### Do this
Transcribe the full listing exactly, and drop every picture.
— BEGIN —
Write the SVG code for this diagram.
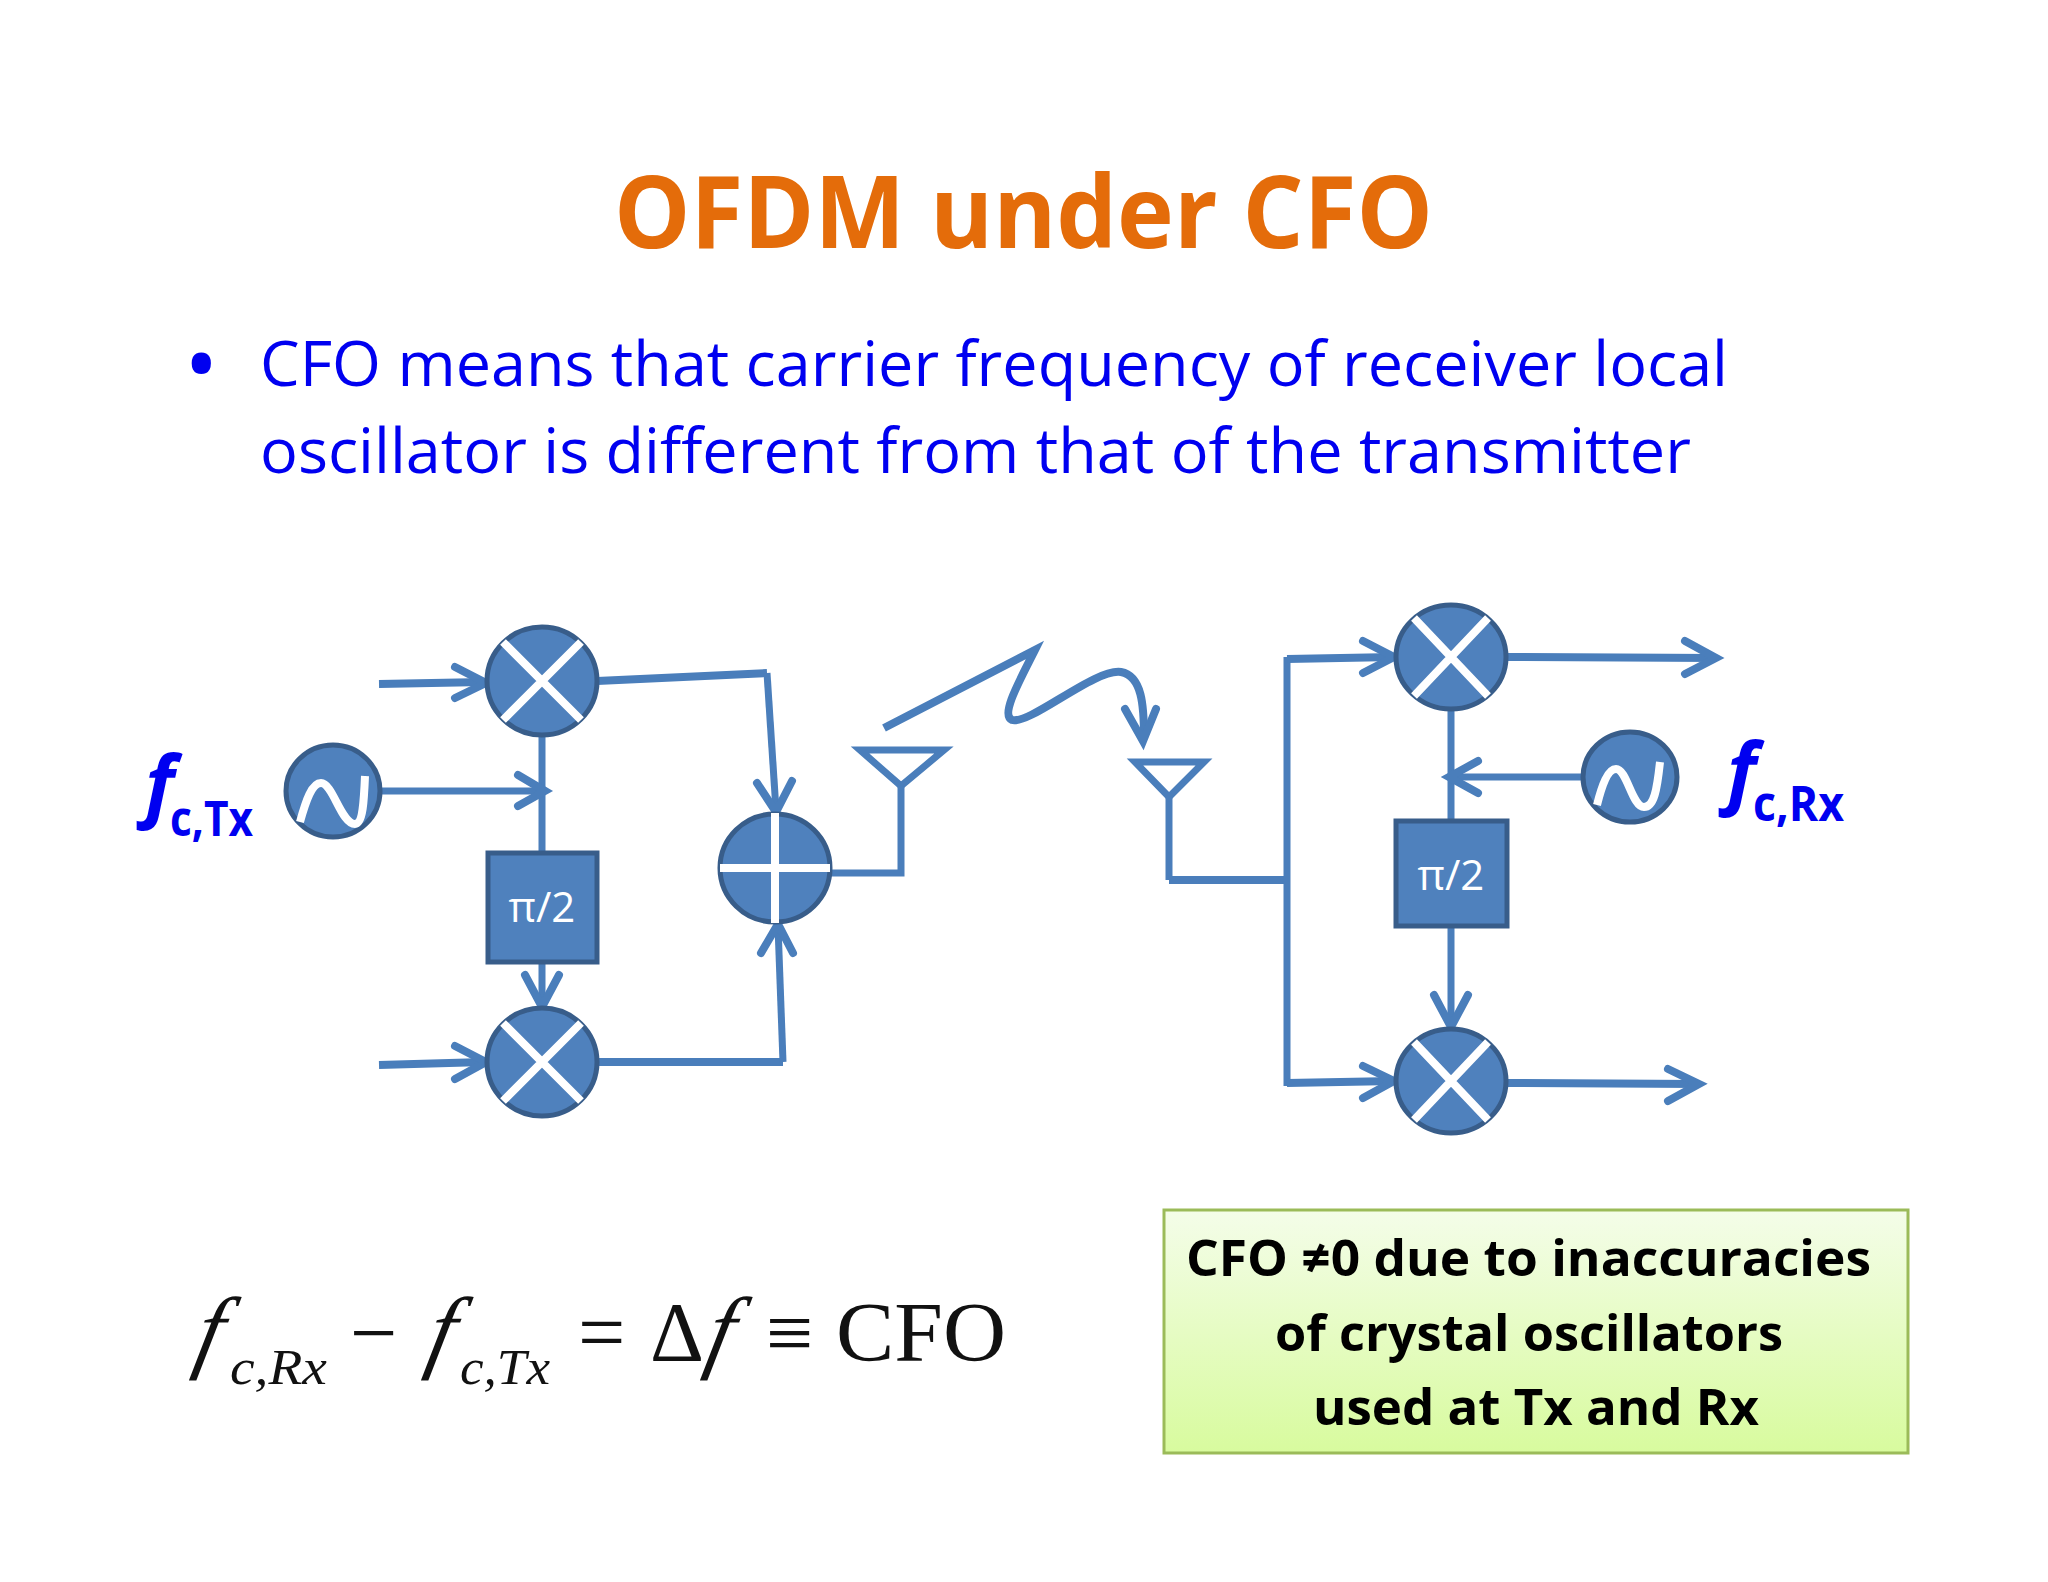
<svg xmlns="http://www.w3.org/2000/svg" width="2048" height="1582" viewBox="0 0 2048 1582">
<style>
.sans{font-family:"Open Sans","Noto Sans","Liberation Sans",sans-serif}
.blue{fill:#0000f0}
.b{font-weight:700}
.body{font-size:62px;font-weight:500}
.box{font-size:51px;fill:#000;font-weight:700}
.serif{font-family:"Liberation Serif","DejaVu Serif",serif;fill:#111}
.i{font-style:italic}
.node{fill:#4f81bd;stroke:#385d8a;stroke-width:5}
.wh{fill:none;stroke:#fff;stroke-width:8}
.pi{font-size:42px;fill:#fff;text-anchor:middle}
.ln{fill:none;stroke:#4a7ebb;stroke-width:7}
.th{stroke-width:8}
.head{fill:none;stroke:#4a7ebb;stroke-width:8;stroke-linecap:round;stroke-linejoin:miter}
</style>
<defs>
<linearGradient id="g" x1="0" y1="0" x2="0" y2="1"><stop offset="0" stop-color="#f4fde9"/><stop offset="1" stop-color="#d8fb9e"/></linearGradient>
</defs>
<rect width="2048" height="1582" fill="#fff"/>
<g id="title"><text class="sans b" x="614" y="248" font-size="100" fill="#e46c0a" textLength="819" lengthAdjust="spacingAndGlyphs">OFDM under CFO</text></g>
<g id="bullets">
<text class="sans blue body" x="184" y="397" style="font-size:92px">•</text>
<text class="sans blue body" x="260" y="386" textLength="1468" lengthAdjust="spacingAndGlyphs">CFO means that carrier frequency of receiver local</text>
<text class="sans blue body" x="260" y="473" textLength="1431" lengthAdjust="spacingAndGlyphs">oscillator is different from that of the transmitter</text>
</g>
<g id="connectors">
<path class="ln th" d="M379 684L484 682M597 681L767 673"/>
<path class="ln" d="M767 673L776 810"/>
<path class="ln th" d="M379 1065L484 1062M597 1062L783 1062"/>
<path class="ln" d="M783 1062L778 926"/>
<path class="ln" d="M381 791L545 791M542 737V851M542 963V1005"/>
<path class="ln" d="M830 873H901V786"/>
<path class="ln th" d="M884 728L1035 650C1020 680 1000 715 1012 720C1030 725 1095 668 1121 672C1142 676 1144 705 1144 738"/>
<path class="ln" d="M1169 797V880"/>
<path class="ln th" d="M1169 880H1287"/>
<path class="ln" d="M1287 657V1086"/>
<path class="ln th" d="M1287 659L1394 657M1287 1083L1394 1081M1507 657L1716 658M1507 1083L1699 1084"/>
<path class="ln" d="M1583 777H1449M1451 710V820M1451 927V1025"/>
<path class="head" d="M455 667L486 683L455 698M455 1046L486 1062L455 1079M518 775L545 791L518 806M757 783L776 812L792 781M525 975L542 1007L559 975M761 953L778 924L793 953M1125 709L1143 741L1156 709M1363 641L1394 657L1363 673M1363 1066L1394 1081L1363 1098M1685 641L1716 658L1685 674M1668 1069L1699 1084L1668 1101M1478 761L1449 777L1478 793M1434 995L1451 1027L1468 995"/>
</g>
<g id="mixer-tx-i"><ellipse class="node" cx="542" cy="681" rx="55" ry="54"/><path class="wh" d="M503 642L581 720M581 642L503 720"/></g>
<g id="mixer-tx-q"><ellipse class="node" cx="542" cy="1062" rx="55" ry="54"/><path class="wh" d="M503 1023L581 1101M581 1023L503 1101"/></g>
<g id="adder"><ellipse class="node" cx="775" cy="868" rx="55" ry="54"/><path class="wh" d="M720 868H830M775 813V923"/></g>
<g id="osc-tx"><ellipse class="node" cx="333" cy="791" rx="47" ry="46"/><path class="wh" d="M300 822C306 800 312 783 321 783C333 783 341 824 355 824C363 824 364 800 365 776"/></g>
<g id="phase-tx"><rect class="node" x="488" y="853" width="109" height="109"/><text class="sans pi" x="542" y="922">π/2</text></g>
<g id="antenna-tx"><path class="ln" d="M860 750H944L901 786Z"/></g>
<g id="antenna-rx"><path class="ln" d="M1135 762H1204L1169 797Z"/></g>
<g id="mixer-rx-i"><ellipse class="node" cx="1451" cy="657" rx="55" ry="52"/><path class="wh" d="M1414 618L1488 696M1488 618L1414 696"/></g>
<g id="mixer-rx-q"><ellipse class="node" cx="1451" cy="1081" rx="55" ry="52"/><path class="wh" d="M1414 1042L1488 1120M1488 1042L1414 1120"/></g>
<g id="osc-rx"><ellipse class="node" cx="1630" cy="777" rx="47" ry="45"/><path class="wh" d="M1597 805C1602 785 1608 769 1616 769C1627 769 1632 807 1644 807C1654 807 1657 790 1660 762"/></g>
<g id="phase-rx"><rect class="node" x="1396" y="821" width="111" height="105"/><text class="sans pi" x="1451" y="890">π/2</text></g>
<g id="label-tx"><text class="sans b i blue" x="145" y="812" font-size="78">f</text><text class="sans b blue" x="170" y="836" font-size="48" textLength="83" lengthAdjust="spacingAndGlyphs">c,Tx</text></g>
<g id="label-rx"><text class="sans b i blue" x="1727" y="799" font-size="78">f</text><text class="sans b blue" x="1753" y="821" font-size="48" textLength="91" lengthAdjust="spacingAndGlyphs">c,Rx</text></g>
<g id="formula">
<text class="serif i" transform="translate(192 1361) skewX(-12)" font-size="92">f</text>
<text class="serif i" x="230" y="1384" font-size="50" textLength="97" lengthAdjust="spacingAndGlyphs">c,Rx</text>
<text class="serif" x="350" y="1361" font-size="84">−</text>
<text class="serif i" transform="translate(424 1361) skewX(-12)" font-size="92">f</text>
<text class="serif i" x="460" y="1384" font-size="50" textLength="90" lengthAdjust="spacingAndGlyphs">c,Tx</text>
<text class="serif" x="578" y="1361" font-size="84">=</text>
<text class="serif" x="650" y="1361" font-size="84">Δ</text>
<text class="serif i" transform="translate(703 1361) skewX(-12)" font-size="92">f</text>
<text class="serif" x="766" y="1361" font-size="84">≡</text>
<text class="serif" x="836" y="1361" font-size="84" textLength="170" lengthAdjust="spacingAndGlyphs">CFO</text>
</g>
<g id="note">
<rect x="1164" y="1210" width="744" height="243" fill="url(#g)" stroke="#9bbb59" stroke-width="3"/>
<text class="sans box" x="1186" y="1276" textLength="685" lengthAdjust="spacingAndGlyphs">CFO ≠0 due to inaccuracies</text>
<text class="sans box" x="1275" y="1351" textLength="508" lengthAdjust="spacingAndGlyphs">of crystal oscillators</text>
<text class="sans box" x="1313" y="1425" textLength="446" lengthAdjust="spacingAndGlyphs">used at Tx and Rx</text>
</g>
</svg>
— END —
### Reply to the exercise
Write the SVG code for this diagram.
<svg xmlns="http://www.w3.org/2000/svg" width="2048" height="1582" viewBox="0 0 2048 1582">
<style>
.sans{font-family:"Open Sans","Noto Sans","Liberation Sans",sans-serif}
.blue{fill:#0000f0}
.b{font-weight:700}
.body{font-size:62px;font-weight:500}
.box{font-size:51px;fill:#000;font-weight:700}
.serif{font-family:"Liberation Serif","DejaVu Serif",serif;fill:#111}
.i{font-style:italic}
.node{fill:#4f81bd;stroke:#385d8a;stroke-width:5}
.wh{fill:none;stroke:#fff;stroke-width:8}
.pi{font-size:42px;fill:#fff;text-anchor:middle}
.ln{fill:none;stroke:#4a7ebb;stroke-width:7}
.th{stroke-width:8}
.head{fill:none;stroke:#4a7ebb;stroke-width:8;stroke-linecap:round;stroke-linejoin:miter}
</style>
<defs>
<linearGradient id="g" x1="0" y1="0" x2="0" y2="1"><stop offset="0" stop-color="#f4fde9"/><stop offset="1" stop-color="#d8fb9e"/></linearGradient>
</defs>
<rect width="2048" height="1582" fill="#fff"/>
<g id="title"><text class="sans b" x="614" y="248" font-size="100" fill="#e46c0a" textLength="819" lengthAdjust="spacingAndGlyphs">OFDM under CFO</text></g>
<g id="bullets">
<text class="sans blue body" x="184" y="397" style="font-size:92px">•</text>
<text class="sans blue body" x="260" y="386" textLength="1468" lengthAdjust="spacingAndGlyphs">CFO means that carrier frequency of receiver local</text>
<text class="sans blue body" x="260" y="473" textLength="1431" lengthAdjust="spacingAndGlyphs">oscillator is different from that of the transmitter</text>
</g>
<g id="connectors">
<path class="ln th" d="M379 684L484 682M597 681L767 673"/>
<path class="ln" d="M767 673L776 810"/>
<path class="ln th" d="M379 1065L484 1062M597 1062L783 1062"/>
<path class="ln" d="M783 1062L778 926"/>
<path class="ln" d="M381 791L545 791M542 737V851M542 963V1005"/>
<path class="ln" d="M830 873H901V786"/>
<path class="ln th" d="M884 728L1035 650C1020 680 1000 715 1012 720C1030 725 1095 668 1121 672C1142 676 1144 705 1144 738"/>
<path class="ln" d="M1169 797V880"/>
<path class="ln th" d="M1169 880H1287"/>
<path class="ln" d="M1287 657V1086"/>
<path class="ln th" d="M1287 659L1394 657M1287 1083L1394 1081M1507 657L1716 658M1507 1083L1699 1084"/>
<path class="ln" d="M1583 777H1449M1451 710V820M1451 927V1025"/>
<path class="head" d="M455 667L486 683L455 698M455 1046L486 1062L455 1079M518 775L545 791L518 806M757 783L776 812L792 781M525 975L542 1007L559 975M761 953L778 924L793 953M1125 709L1143 741L1156 709M1363 641L1394 657L1363 673M1363 1066L1394 1081L1363 1098M1685 641L1716 658L1685 674M1668 1069L1699 1084L1668 1101M1478 761L1449 777L1478 793M1434 995L1451 1027L1468 995"/>
</g>
<g id="mixer-tx-i"><ellipse class="node" cx="542" cy="681" rx="55" ry="54"/><path class="wh" d="M503 642L581 720M581 642L503 720"/></g>
<g id="mixer-tx-q"><ellipse class="node" cx="542" cy="1062" rx="55" ry="54"/><path class="wh" d="M503 1023L581 1101M581 1023L503 1101"/></g>
<g id="adder"><ellipse class="node" cx="775" cy="868" rx="55" ry="54"/><path class="wh" d="M720 868H830M775 813V923"/></g>
<g id="osc-tx"><ellipse class="node" cx="333" cy="791" rx="47" ry="46"/><path class="wh" d="M300 822C306 800 312 783 321 783C333 783 341 824 355 824C363 824 364 800 365 776"/></g>
<g id="phase-tx"><rect class="node" x="488" y="853" width="109" height="109"/><text class="sans pi" x="542" y="922">π/2</text></g>
<g id="antenna-tx"><path class="ln" d="M860 750H944L901 786Z"/></g>
<g id="antenna-rx"><path class="ln" d="M1135 762H1204L1169 797Z"/></g>
<g id="mixer-rx-i"><ellipse class="node" cx="1451" cy="657" rx="55" ry="52"/><path class="wh" d="M1414 618L1488 696M1488 618L1414 696"/></g>
<g id="mixer-rx-q"><ellipse class="node" cx="1451" cy="1081" rx="55" ry="52"/><path class="wh" d="M1414 1042L1488 1120M1488 1042L1414 1120"/></g>
<g id="osc-rx"><ellipse class="node" cx="1630" cy="777" rx="47" ry="45"/><path class="wh" d="M1597 805C1602 785 1608 769 1616 769C1627 769 1632 807 1644 807C1654 807 1657 790 1660 762"/></g>
<g id="phase-rx"><rect class="node" x="1396" y="821" width="111" height="105"/><text class="sans pi" x="1451" y="890">π/2</text></g>
<g id="label-tx"><text class="sans b i blue" x="145" y="812" font-size="78">f</text><text class="sans b blue" x="170" y="836" font-size="48" textLength="83" lengthAdjust="spacingAndGlyphs">c,Tx</text></g>
<g id="label-rx"><text class="sans b i blue" x="1727" y="799" font-size="78">f</text><text class="sans b blue" x="1753" y="821" font-size="48" textLength="91" lengthAdjust="spacingAndGlyphs">c,Rx</text></g>
<g id="formula">
<text class="serif i" transform="translate(192 1361) skewX(-12)" font-size="92">f</text>
<text class="serif i" x="230" y="1384" font-size="50" textLength="97" lengthAdjust="spacingAndGlyphs">c,Rx</text>
<text class="serif" x="350" y="1361" font-size="84">−</text>
<text class="serif i" transform="translate(424 1361) skewX(-12)" font-size="92">f</text>
<text class="serif i" x="460" y="1384" font-size="50" textLength="90" lengthAdjust="spacingAndGlyphs">c,Tx</text>
<text class="serif" x="578" y="1361" font-size="84">=</text>
<text class="serif" x="650" y="1361" font-size="84">Δ</text>
<text class="serif i" transform="translate(703 1361) skewX(-12)" font-size="92">f</text>
<text class="serif" x="766" y="1361" font-size="84">≡</text>
<text class="serif" x="836" y="1361" font-size="84" textLength="170" lengthAdjust="spacingAndGlyphs">CFO</text>
</g>
<g id="note">
<rect x="1164" y="1210" width="744" height="243" fill="url(#g)" stroke="#9bbb59" stroke-width="3"/>
<text class="sans box" x="1186" y="1276" textLength="685" lengthAdjust="spacingAndGlyphs">CFO ≠0 due to inaccuracies</text>
<text class="sans box" x="1275" y="1351" textLength="508" lengthAdjust="spacingAndGlyphs">of crystal oscillators</text>
<text class="sans box" x="1313" y="1425" textLength="446" lengthAdjust="spacingAndGlyphs">used at Tx and Rx</text>
</g>
</svg>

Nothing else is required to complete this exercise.